À destination, réappliquer des pratiques d’un quotidien performé ailleurs donc, cette prise de contrôle découverte de l’espace dont les éléments clés sont constants et connus sauf leurs dispositions – les couteaux, les assiettes, les diverses planches à découper, les lavabos avec leurs usages spécifiques à deviner, la vaisselle complexe entre plats de service, assiettes et carafes uniquement pour les moments festifs, assiettes de l’ordinaire, tire-bouchon cassé ne finissant pour autant jamais dans la poubelle des incombustibles, le seul apparemment valide tire-bouchon de ce modèle inadapté à la courbure des lèvres de goulots sur lesquelles le segment d’assise censé faire cale glisse invariablement avec pour conséquence de devoir faire montre d’une force de traction peu disponible, la distribution dans tout l’espace de surfaces planes de travail en carreaux émaillés, éviter de faire de la table commune centrale une telle surface, s’accaparer le temps de la préparation d’un repas une portion seulement d’une de ces surfaces somme toute assez réduite, procéder ensuite à la transition de tout le matériel, des couverts, assiettes et verres et des assiettes remplies vers la table tantôt du patio-terrasse ou du réfectoire selon l’état de la chaleur, avec l’oubli presque systématique de feuilles d’essuie-tout faisant office de serviettes précaires, la bouteille de vin enfin ouverte arrivant à table souvent en final de la procession.

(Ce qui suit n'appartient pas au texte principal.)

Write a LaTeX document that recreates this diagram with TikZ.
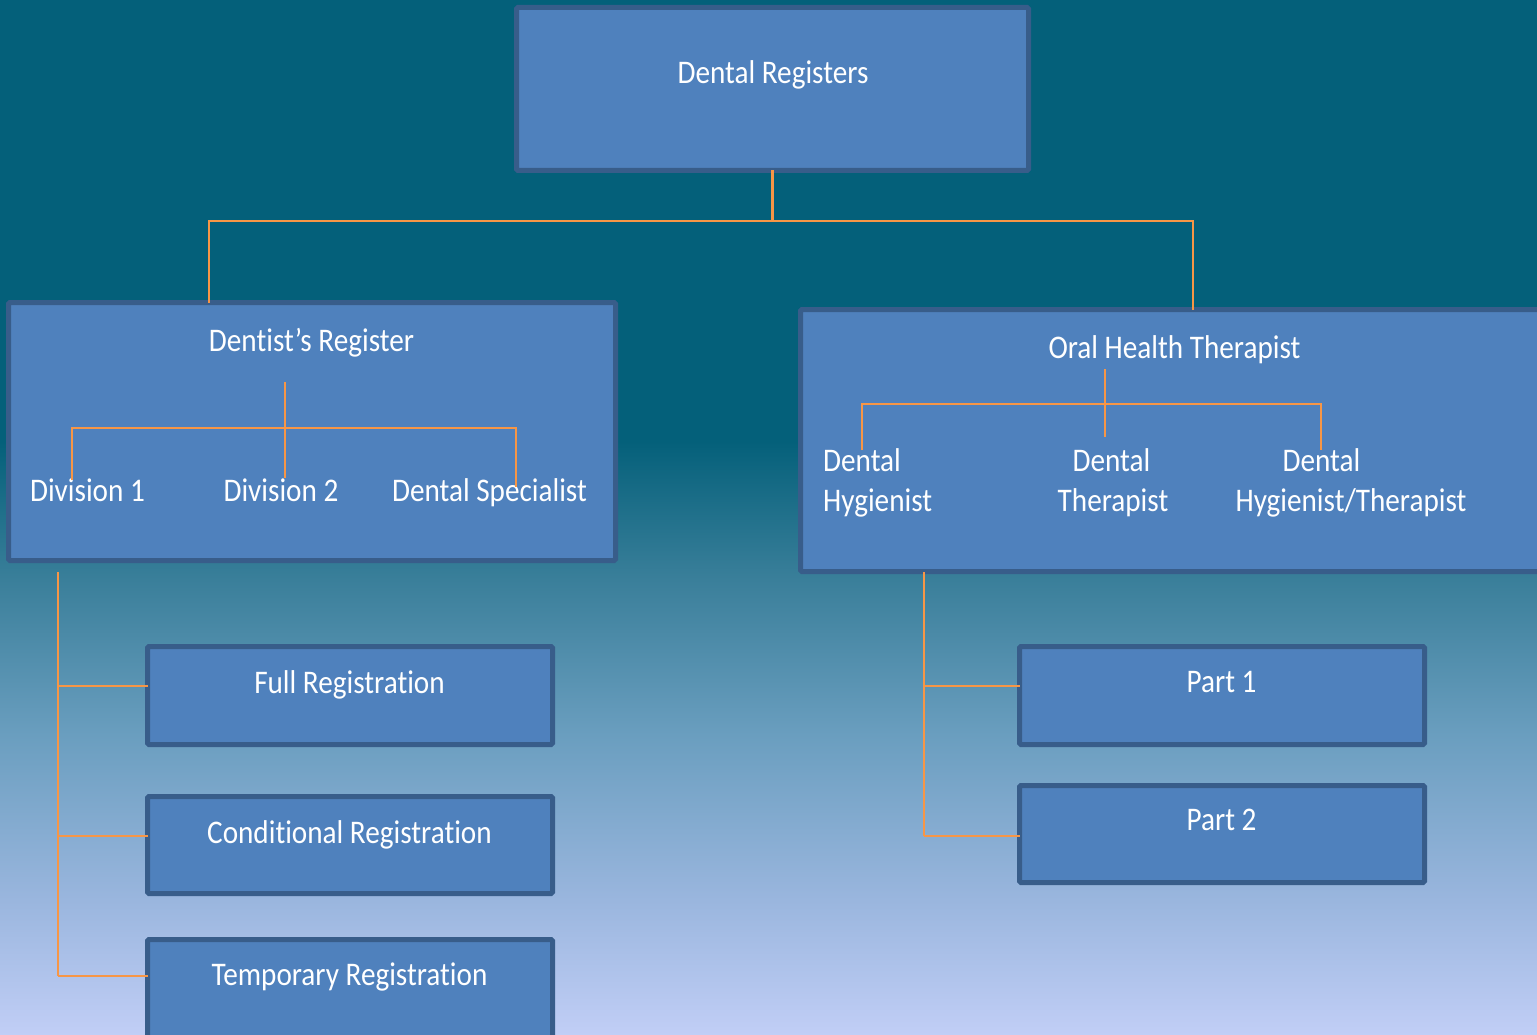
\documentclass[tikz,border=0pt]{standalone}
\usepackage{fontspec}
\setmainfont{Carlito}[FakeStretch=0.885, Ligatures=NoCommon]
\definecolor{bgtop}{HTML}{04607A}
\definecolor{bgmid1}{HTML}{3A7F9A}
\definecolor{bgmid2}{HTML}{6A9EBF}
\definecolor{bgmid3}{HTML}{9AB6DE}
\definecolor{bgbot}{HTML}{C1CEF6}
\definecolor{boxfill}{HTML}{4F81BD}
\definecolor{boxline}{HTML}{385D8A}
\definecolor{conncol}{HTML}{F79646}
% positions in bp within central 25..75 band (height 1035 -> 50bp)
\pgfdeclareverticalshading{bgshade}{100bp}{%
  color(0bp)=(bgbot); color(25bp)=(bgbot);
  color(31.5bp)=(bgmid3);
  color(39.5bp)=(bgmid2);
  color(47bp)=(bgmid1);
  color(53.7bp)=(bgtop);
  color(75bp)=(bgtop); color(100bp)=(bgtop)}
\begin{document}
\begin{tikzpicture}[x=1pt,y=-1pt,
  regbox/.style={draw=boxline, fill=boxfill, line width=5pt, rounded corners=1.5pt,
    inner sep=0pt, outer sep=0pt},
  lbl/.style={text=white, font=\fontsize{33}{40}\selectfont, inner sep=0pt, anchor=base},
  conn/.style={draw=conncol, line width=2.4pt}]
\useasboundingbox (0,0) rectangle (1537,1035);
\shade[shading=bgshade] (0,0) rectangle (1537,1035);

% boxes
\node[regbox, minimum width=512pt, minimum height=163pt] (top) at (772.5,89) {};
\node[regbox, minimum width=607pt, minimum height=258pt] (dr) at (312,431.5) {};
\node[regbox, minimum width=750pt, minimum height=262pt] (oh) at (1175.5,440.5) {};
\node[regbox, minimum width=405pt, minimum height=98pt] (full) at (350,695.5) {};
\node[regbox, minimum width=405pt, minimum height=97pt] (cond) at (350,845) {};
\node[regbox, minimum width=405pt, minimum height=98pt] (temp) at (350,988.5) {};
\node[regbox, minimum width=405pt, minimum height=98pt] (p1) at (1222,695.5) {};
\node[regbox, minimum width=405pt, minimum height=97pt] (p2) at (1222,834) {};

% top-level connectors
\coordinate (jl) at (209,221);
\coordinate (jr) at (1193,221);
\draw[conn] (top.south) -- (top.south |- jl);
\draw[conn] (jl |- dr.north) -- (jl) -- (jr) -- (jr |- oh.north);

% labels
\node[lbl] (tDR) at (773,84) {Dental Registers};
\node[lbl] (tDent) at (311.5,351) {Dentist’s Register};
\node[lbl] (tD1) at (87.5,501) {Division 1};
\node[lbl] (tD2) at (281,501) {Division 2};
\node[lbl] (tDS) at (489.5,501) {Dental Specialist};
\node[lbl] (tOH) at (1174.5,358) {Oral Health Therapist};
\node[lbl, anchor=base west] (tH1) at (823,471) {Dental};
\node[lbl, anchor=base west] (tH2) at (823,511) {Hygienist};
\node[lbl] (tT1) at (1111.5,471) {Dental};
\node[lbl] (tT2) at (1113,511) {Therapist};
\node[lbl] (tHT1) at (1321.5,471) {Dental};
\node[lbl] (tHT2) at (1351,511) {Hygienist/Therapist};
\node[lbl] (tFull) at (349.5,693) {Full Registration};
\node[lbl] (tCond) at (349.5,843) {Conditional Registration};
\node[lbl] (tTemp) at (349.5,985) {Temporary Registration};
\node[lbl] (tP1) at (1221.5,692) {Part 1};
\node[lbl] (tP2) at (1221.5,830) {Part 2};

% connectors inside Dentist's Register
\coordinate (dA) at (285,382);
\coordinate (dL) at (72,428);
\coordinate (dR) at (516,428);
\coordinate (dD1) at (72,480);
\coordinate (dD2) at (285,478);
\coordinate (dDS) at (516,487);
\draw[conn] (dA) -- (dD2);
\draw[conn] (dD1) -- (dL) -- (dR) -- (dDS);

% connectors inside Oral Health Therapist
\coordinate (oA) at (1105,369);
\coordinate (oL) at (862,404);
\coordinate (oR) at (1321,404);
\coordinate (oT) at (1105,437);
\coordinate (oH) at (862,450);
\coordinate (oHT) at (1321,450);
\draw[conn] (oA) -- (oT);
\draw[conn] (oH) -- (oL) -- (oR) -- (oHT);

% left column connectors
\coordinate (lTop) at (58,572);
\coordinate (lB1) at (58,686);
\coordinate (lB2) at (58,836);
\coordinate (lB3) at (58,976);
\draw[conn] (lTop) -- (lB3);
\draw[conn] (lB1) -- (lB1 -| full.west);
\draw[conn] (lB2) -- (lB2 -| cond.west);
\draw[conn] (lB3) -- (lB3 -| temp.west);

% right column connectors
\coordinate (rTop) at (924,572);
\coordinate (rB1) at (924,686);
\coordinate (rB2) at (924,836);
\draw[conn] (rTop) -- (rB2);
\draw[conn] (rB1) -- (rB1 -| p1.west);
\draw[conn] (rB2) -- (rB2 -| p2.west);
\end{tikzpicture}
\end{document}
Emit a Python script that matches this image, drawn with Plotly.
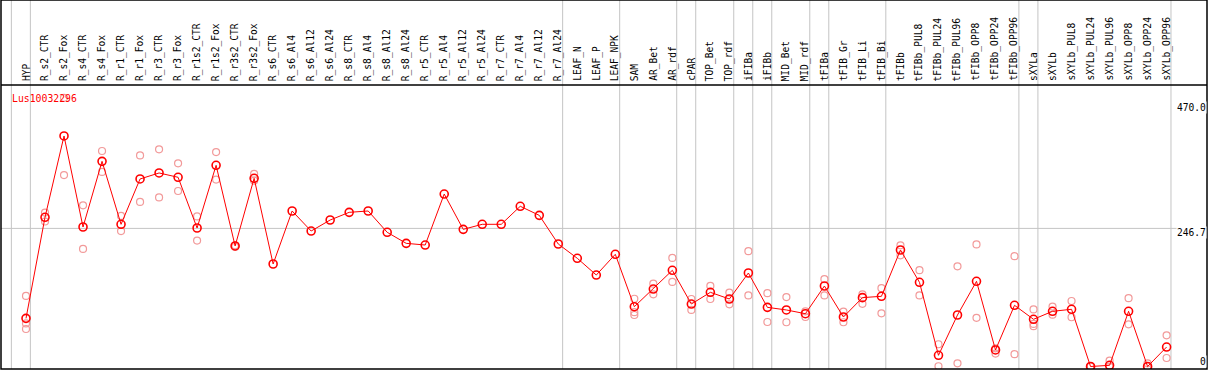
import plotly.graph_objects as go

categories = ["HYP", "R_s2_CTR", "R_s2_Fox", "R_s4_CTR", "R_s4_Fox", "R_r1_CTR", "R_r1_Fox",
              "R_r3_CTR", "R_r3_Fox", "R_r1s2_CTR", "R_r1s2_Fox", "R_r3s2_CTR", "R_r3s2_Fox",
              "R_s6_CTR", "R_s6_Al4", "R_s6_Al12", "R_s6_Al24", "R_s8_CTR", "R_s8_Al4",
              "R_s8_Al12", "R_s8_Al24", "R_r5_CTR", "R_r5_Al4", "R_r5_Al12", "R_r5_Al24",
              "R_r7_CTR", "R_r7_Al4", "R_r7_Al12", "R_r7_Al24", "LEAF_N", "LEAF_P", "LEAF_NPK",
              "SAM", "AR_Bet", "AR_rdf", "cPAR", "TOP_Bet", "TOP_rdf", "iFIBa", "iFIBb",
              "MID_Bet", "MID_rdf", "tFIBa", "tFIB_Gr", "tFIB_Li", "tFIB_Bi", "tFIBb",
              "tFIBb_PUL8", "tFIBb_PUL24", "tFIBb_PUL96", "tFIBb_OPP8", "tFIBb_OPP24",
              "tFIBb_OPP96", "sXYLa", "sXYLb", "sXYLb_PUL8", "sXYLb_PUL24", "sXYLb_PUL96",
              "sXYLb_OPP8", "sXYLb_OPP24", "sXYLb_OPP96"]

mean_values = [86, 266.5, 411.8, 249.2, 366.5, 254, 335, 345.7, 338, 247.4, 359.4, 215.3, 336.2,
               183.1, 277.8, 242, 261.7, 275.4, 277.8, 239.7, 220, 217, 308.1, 245, 254, 254,
               286.2, 270, 218.8, 193.3, 163.4, 200.4, 106.8, 138.4, 171.8, 111.6, 132.5, 120.6,
               167, 105.7, 101, 94.3, 143.8, 88.4, 123, 125.4, 208.1, 150.4, 20, 92, 152.2, 29.5,
               109.3, 84.3, 98.6, 102.2, 0, 2.1, 98.6, 0, 34.8]

N = None
rep_a = [126, 275, 480, 288, 385, 269, 377, 388, 363, 268, 383, 216.5, 344,
         N, N, N, N, N, N, N, N, N, N, N, N, N, N, N, N, N, N, N,
         121, 148, 194, 120.6, 144, 132, 206, 131, 124, 98.6, 156, 98, 129, 140, 216.5,
         172, 39.7, 179, 218, 32.5, 197, 102, 107, 117, 0, 10.4, 122, 5.7, 55.7]
rep_b = [77, 259, 342, 210, 347.5, 242, 294, 302, 313.5, 225, 334, 213.5, 332,
         N, N, N, N, N, N, N, N, N, N, N, N, N, N, N, N, N, N, N,
         97, 129, 151, 101, 120.6, 111, 127, 79.5, 79, 88.4, 127, 79, 112, 95, 198.6,
         127, 0.4, 5.7, 87, 23, 22, 76, 92.5, 88, 0, 0, 75.4, 0, 15.2]
rep_c = [67] + [N] * 31 + [92] + [N] * 20 + [72] + [N] * 7

# last category of each group (vertical separators); None = left edge separator
group_ends = [None, "HYP", "R_r7_Al24", "LEAF_NPK", "AR_rdf", "cPAR", "TOP_rdf", "iFIBa",
              "iFIBb", "MID_rdf", "tFIBa", "tFIB_Bi", "tFIBb_OPP96", "sXYLa", "sXYLb_OPP96"]

ytick_vals = [470.0, 246.7, 0]
ytick_text = ["470.0", "246.7", "0"]
gene_name = "Lus10032296"

FONT = "DejaVu Sans Mono"
idx = list(range(len(categories)))

fig = go.Figure()

for reps in (rep_a, rep_b, rep_c):
    fig.add_trace(go.Scatter(
        x=idx, y=reps, mode="markers", showlegend=False, hoverinfo="skip",
        marker=dict(symbol="circle-open", size=7, color="#f29a9a", line=dict(width=1.2, color="#f29a9a")),
    ))

fig.add_trace(go.Scatter(
    x=idx, y=mean_values, mode="lines+markers", showlegend=False,
    line=dict(color="#ff0000", width=1),
    marker=dict(symbol="circle-open", size=8, color="#ff0000", line=dict(width=1.6, color="#ff0000")),
))

shapes = []
for g in group_ends:
    xv = (categories.index(g) if g is not None else -1) + 0.23
    shapes.append(dict(type="line", xref="x", yref="paper", x0=xv, x1=xv, y0=0, y1=1,
                       line=dict(color="#c4c4c4", width=1), layer="below"))
shapes.append(dict(type="line", xref="paper", yref="y", x0=0, x1=1, y0=ytick_vals[1], y1=ytick_vals[1],
                   line=dict(color="#c4c4c4", width=1), layer="below"))
band = 0.7696
shapes.append(dict(type="line", xref="paper", yref="paper", x0=0, x1=1, y0=band, y1=band,
                   line=dict(color="black", width=1.5)))
shapes.append(dict(type="rect", xref="paper", yref="paper", x0=0, x1=1, y0=0, y1=1,
                   line=dict(color="black", width=1.5)))

annotations = []
for i, c in enumerate(categories):
    annotations.append(dict(x=i, y=0.775, xref="x", yref="paper", text=c, textangle=-90,
                            showarrow=False, xanchor="center", yanchor="bottom",
                            font=dict(family=FONT, size=9.6, color="black")))
shifts = [-4, -4, 5]
for v, t, s in zip(ytick_vals, ytick_text, shifts):
    annotations.append(dict(x=1, y=v, xref="paper", yref="y", text=t, showarrow=False,
                            xanchor="right", yanchor="middle", yshift=s, bgcolor="white", borderpad=0,
                            font=dict(family=FONT, size=9.6, color="black")))
annotations.append(dict(x=0.0075, y=0.7344, xref="paper", yref="paper", text=gene_name,
                        showarrow=False, xanchor="left", yanchor="middle",
                        font=dict(family=FONT, size=9.8, color="#ff0000")))

fig.update_layout(
    width=1209, height=370,
    margin=dict(l=1, r=2, t=0, b=1),
    paper_bgcolor="white", plot_bgcolor="white",
    xaxis=dict(range=[-1.315, 62.125], showgrid=False, zeroline=False, showticklabels=False,
               ticks="", showline=False),
    yaxis=dict(range=[-4.47, 654.7], showgrid=False, zeroline=False, showticklabels=False,
               ticks="", showline=False),
    shapes=shapes, annotations=annotations,
)

fig.write_html("out.html", config={"displayModeBar": False},
               post_script="document.body.style.margin='0';document.body.style.overflow='hidden';")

Mais tout ceci était rendu possible heureusement par la phase en amont de la production du quotidien à destination, celle qui demande à investir le quartier, circuler dans les rues, y repérer les lieux possibles de courses, en faire rapidement au bout de quelques jours un inventaire des prix, de l’offre, de la qualité apparente des produits frais, découvrir comment les salaisons industrielles sont devenues à ce point normalement mauvaises dans les supérettes, les fruits durs pas comme ceux des étals au marché couvert où des quadras au bas mot à l’aise dans leurs retours sur investissement et leur pré-pré-retraite radieuse sur leur visage, et leurs cheveux gris ras majoritaires, occupent majoritairement le paysage humain, et la remarquable absence d’enfants, et s’y produire dans les scénettes successives du théâtre de la sociabilité de la transaction marchande comme si une publicité joyeuse, mais en vrai.


Rapporter le sac lourd à destination de la cuisine commune tout en goûtant aux approximations du bitume et procéder au rangement dans le frigo commun sur l’étagère attribuée, celui qui ferme bien mais s’ouvre avec difficulté jusqu’à ce que la poignée casse, qui fut réparée le lendemain par un savoir-mécano expert.


Seule l’absence d’un quotidien à performer pourrait être une source d’ennui, si pas la source majeure d’ennui. Mais « ennui » n’est pas le terme, « malaise » peut-être, ne pas être dans ses aises que procure la reconstitution et la gestion d’un quotidien à destination.


Aussi, car à réitérer ainsi mais ailleurs et loin un quotidien chez soi chamboulé à vie et se retrouver à table comme si ici mais là-bas, comme si là-bas mais ici, permet de vivre et se remémorer à la fois une forme de routine disparue, sensation intéressante où le présent est et se souvient à la fois. Ne plus manger ensemble est bien une forme de catastrophe.